Уже в открытом море Клеопатра дает Антонию сигнал. Он с двумя друзьями взбирается над пенистыми гребнями волн на «Антонию». Воссоединение это, однако, безрадостное. Антоний не видится и не разговаривает с Клеопатрой, возможно, не столько от злости, сколько от стыда. Что-то пошло совершенно не так. Может быть, по плану люди Антония должны были вместе с ними прорываться и вернуться в Египет, как до этого настаивала Клеопатра – и либо не смогли, либо не захотели. Может быть, они предпочли сражаться с римлянином, чем следовать за иностранкой: в лагере, несомненно, давно уже слышался мятежный шепоток. Может быть, Антоний и Клеопатра планировали этот маневр только на случай необходимости. А может быть, Клеопатра пошла на прорыв преждевременно: наверняка она давно уже мечтала уплыть в Александрию, которую ей, она прекрасно понимала, не суждено было увидеть в случае поражения у берегов Греции. Дион полагает, что Антоний бежал, так как счел (ошибочно) ее рывок капитуляцией [96]. Или все шло как раз по плану, а недочеты этого плана проявились уже постфактум – нам остается лишь гадать, вглядываясь сквозь века в странные решения и туманные описания. В любом случае Антоний не мог просто склонить голову и признать поражение, ведь этот невразумительный бой – не столько схватка, сколько потасовка – продолжался еще какое-то время. Даже Октавиан к концу дня толком не знал, кто победил. Провалился ли план в процессе осуществления или был обречен с самого начала, но упреки из серии «я же говорил(а)» так и висят в соленом морском воздухе. Если верить Плутарху, Антоний задыхался от собственной беспомощности. Не обращая внимания на Клеопатру, «в полном одиночестве он сел на носу и молчал, обхватив голову руками» [97]. И пришел в себя, лишь когда сгустились сумерки и на горизонте показались две галеры Октавиана. Полководец командует развернуть флагман, чтобы встретиться с врагом лицом к лицу. Следует столкновение, из которого «Антония» выходит невредимой, но Клеопатре оно стоит другого флагмана и транспортного судна, нагруженного драгоценной столовой посудой.

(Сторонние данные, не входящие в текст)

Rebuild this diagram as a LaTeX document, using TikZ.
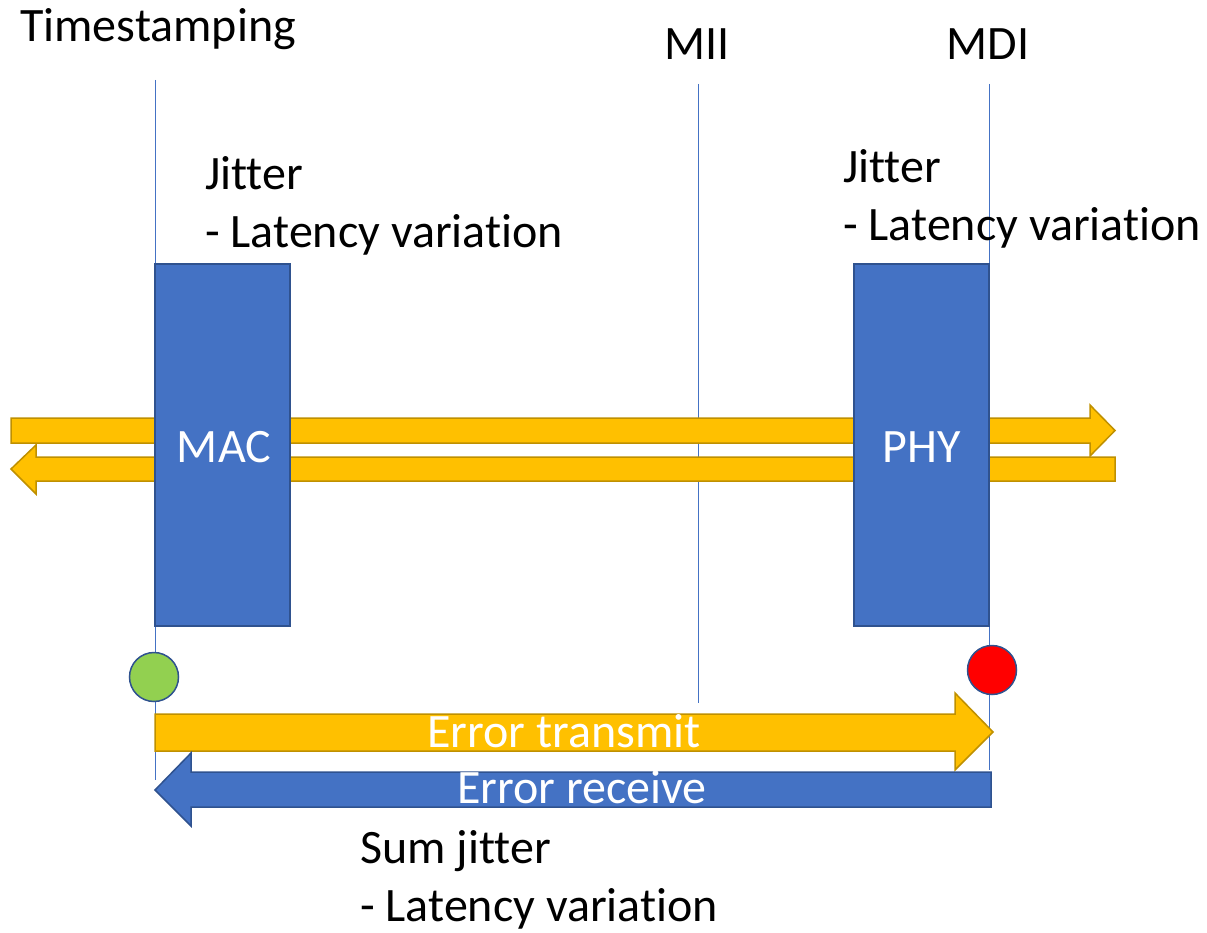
\documentclass[tikz,border=0pt]{standalone}
\usepackage{fontspec}
\setmainfont{Carlito}[Ligatures=CommonOff]
\definecolor{blk}{HTML}{4472C4}
\definecolor{blkedge}{HTML}{2F528F}
\definecolor{gold}{HTML}{FFC000}
\definecolor{goldedge}{HTML}{BF9000}
\definecolor{okgreen}{HTML}{92D050}
\begin{document}
\begin{tikzpicture}[x=1pt,y=-1pt,
  lbl/.style={font=\fontsize{48}{58}\selectfont, inner sep=0pt, anchor=base west, align=left},
  wlbl/.style={font=\fontsize{48}{58}\selectfont, text=white, inner sep=0pt, anchor=base},
  layer/.style={draw=blk, line width=1pt},
  block/.style={draw=blkedge, fill=blk, line width=1.2pt, minimum width=135pt, minimum height=362pt, inner sep=0pt},
  goldarrow/.style={draw=goldedge, fill=gold, line width=1.5pt, line join=miter},
  bluearrow/.style={draw=blkedge, fill=blk, line width=1.5pt, line join=miter},
  dot/.style={circle, draw=blkedge, line width=1.5pt, minimum size=49pt, inner sep=0pt}]
\useasboundingbox (0,0) rectangle (1207,933);

% reference planes
\coordinate (ts top) at (155,80);  \coordinate (ts bot) at (155,780);
\coordinate (mii top) at (698,84); \coordinate (mii bot) at (698,703);
\coordinate (mdi top) at (989,84); \coordinate (mdi bot) at (989,770);
\draw[layer] (ts top) -- (ts bot);
\draw[layer] (mii top) -- (mii bot);
\draw[layer] (mdi top) -- (mdi bot);

% data path arrows behind the blocks
\draw[goldarrow] (11,418) -- (1090,418) -- (1090,405) -- (1115,430.5) -- (1090,456) -- (1090,443) -- (11,443) -- cycle;
\draw[goldarrow] (1115,457) -- (36,457) -- (36,445) -- (11,469) -- (36,494) -- (36,481) -- (1115,481) -- cycle;

% MAC and PHY blocks
\node[block] (mac) at (222.5,445) {};
\node[block] (phy) at (921.5,445) {};
\node[wlbl] (maclbl) at (224,462) {MAC};
\node[wlbl] (phylbl) at (922,462) {PHY};

% timestamp points
\node[dot, fill=okgreen] (tsdot) at (154,677) {};
\node[dot, fill=red] (mdidot) at (992,670) {};

% error path arrows
\draw[goldarrow] (155,714) -- (955,714) -- (955,693) -- (993,732) -- (955,770) -- (955,751) -- (155,751) -- cycle;
\draw[bluearrow] (991,772) -- (191,772) -- (191,753) -- (155,790) -- (191,826) -- (191,807) -- (991,807) -- cycle;
\node[wlbl] (etx) at (564,747) {Error transmit};
\node[wlbl] (erx) at (582,803) {Error receive};

% labels
\node[lbl] (tslbl) at (20,42) {Timestamping};
\node[lbl, anchor=base] (miilbl) at (697,60) {MII};
\node[lbl, anchor=base] (mdilbl) at (988,60) {MDI};
\node[lbl] (jit1) at (205,248) {Jitter\\- Latency variation};
\node[lbl] (jit2) at (843,241) {Jitter\\- Latency variation};
\node[lbl] (sum) at (360,921) {Sum jitter\\- Latency variation};
\end{tikzpicture}
\end{document}
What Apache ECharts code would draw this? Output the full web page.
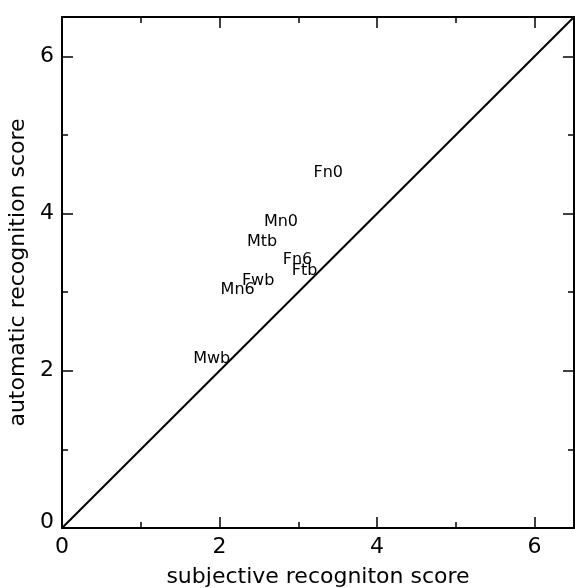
<!DOCTYPE html>
<html>
<head>
<meta charset="utf-8">
<script src="https://cdn.jsdelivr.net/npm/echarts@6/dist/echarts.min.js"></script>
<style>
  html, body { margin: 0; padding: 0; background: #fff; }
  #chart { width: 575px; height: 588px; }
</style>
</head>
<body>
<div id="chart"></div>
<script>
// speaker / condition codes
const names = ['Fn0', 'Mn0', 'Mtb', 'Fn6', 'Ftb', 'Fwb', 'Mn6', 'Mwb']
// subjective recognition score (x)
const subjective = [3.38, 2.78, 2.54, 2.99, 3.08, 2.49, 2.23, 1.90]
// automatic recognition score (y)
const automatic = [4.52, 3.90, 3.64, 3.41, 3.27, 3.15, 3.03, 2.15]
// y = x reference line
const diagonal = [[0, 0], [6.5, 6.5]]

const font = 'DejaVu Sans'

const points = names.map((n, i) => ({ name: n, value: [subjective[i], automatic[i]] }))

// shared axis look: box frame with inside ticks
const frameAxis = (extra) => Object.assign({
  type: 'value',
  min: 0,
  max: 6.5,
  interval: 2,
  splitLine: { show: false },
  axisLine: { show: true, onZero: false, lineStyle: { color: '#000', width: 2 } },
  axisTick: { show: true, inside: true, length: 11, lineStyle: { color: '#000', width: 1.5 } },
  minorTick: { show: true, splitNumber: 2, length: 6, lineStyle: { color: '#000', width: 1.5 } },
  minorSplitLine: { show: false }
}, extra)

const chart = echarts.init(document.getElementById('chart'))
chart.setOption({
  backgroundColor: '#fff',
  animation: false,
  grid: { left: 62, right: 1, top: 17, bottom: 60, containLabel: false, outerBoundsMode: 'none' },
  xAxis: [
    frameAxis({
      position: 'bottom',
      name: 'subjective recogniton score',
      nameLocation: 'middle',
      nameGap: 38,
      nameTextStyle: { color: '#000', fontFamily: font, fontSize: 22 },
      axisLabel: { color: '#000', fontFamily: font, fontSize: 22, margin: 8,
        showMaxLabel: false }
    }),
    frameAxis({ position: 'top', axisLabel: { show: false } })
  ],
  yAxis: [
    frameAxis({
      position: 'left',
      name: 'automatic recognition score',
      nameLocation: 'middle',
      nameGap: 28,
      nameTextStyle: { color: '#000', fontFamily: font, fontSize: 22 },
      axisLabel: {
        color: '#000', fontFamily: font, fontSize: 22, margin: 8,
        showMaxLabel: false,
        formatter: v => (v === 0 ? '{z|0}' : String(v)),
        rich: { z: { fontFamily: font, fontSize: 22, color: '#000', padding: [0, 0, 12, 0] } }
      }
    }),
    frameAxis({ position: 'right', axisLabel: { show: false } })
  ],
  series: [
    {
      type: 'line',
      data: diagonal,
      symbol: 'none',
      silent: true,
      lineStyle: { color: '#000', width: 2 }
    },
    {
      type: 'scatter',
      data: points,
      symbolSize: 0,
      itemStyle: { opacity: 1 },
      label: {
        show: true,
        position: 'inside',
        formatter: p => p.name,
        color: '#000',
        opacity: 1,
        fontFamily: font,
        fontSize: 16
      }
    }
  ]
})
</script>
</body>
</html>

Антоний возвращается на нос корабля. Опустив голову, он безучастно смотрит в море, герой битвы при Филиппах, новый Дионис, сброшенный с Олимпа и превратившийся в мрачного здоровенного мужика с поникшими плечами. Путешествие на юг получается невеселым – мешают взаимные обиды и личные потери каждого. На корабле очень тихо. Антоний три дня проводит в одиночестве, «то ли гневаясь на Клеопатру, то ли стыдясь ее». Возможно, этот план – плод отчаяния, однако в какой-то момент он казался разумным. А сейчас Антоний не может отделаться от ощущения, что он предал своих солдат. Они оставались верны ему, когда бежали цари, сенаторы и офицеры. А он бросил их в беде, и сам теперь пребывает в незавидном положении. Пока неизвестно, как закончилась битва при Акции, но он уже понимает, какими будут последствия его шага. Римский военачальник должен смотреть смерти в глаза, сражаться до конца, невзирая ни на что. И он ведь мог пощупать историю руками – в его римском доме на видном месте красуются девяносто бронзовых корабельных таранов, захваченных на море (это трофеи Помпея). Антоний вдруг осознает, от какой славы он отказался навсегда.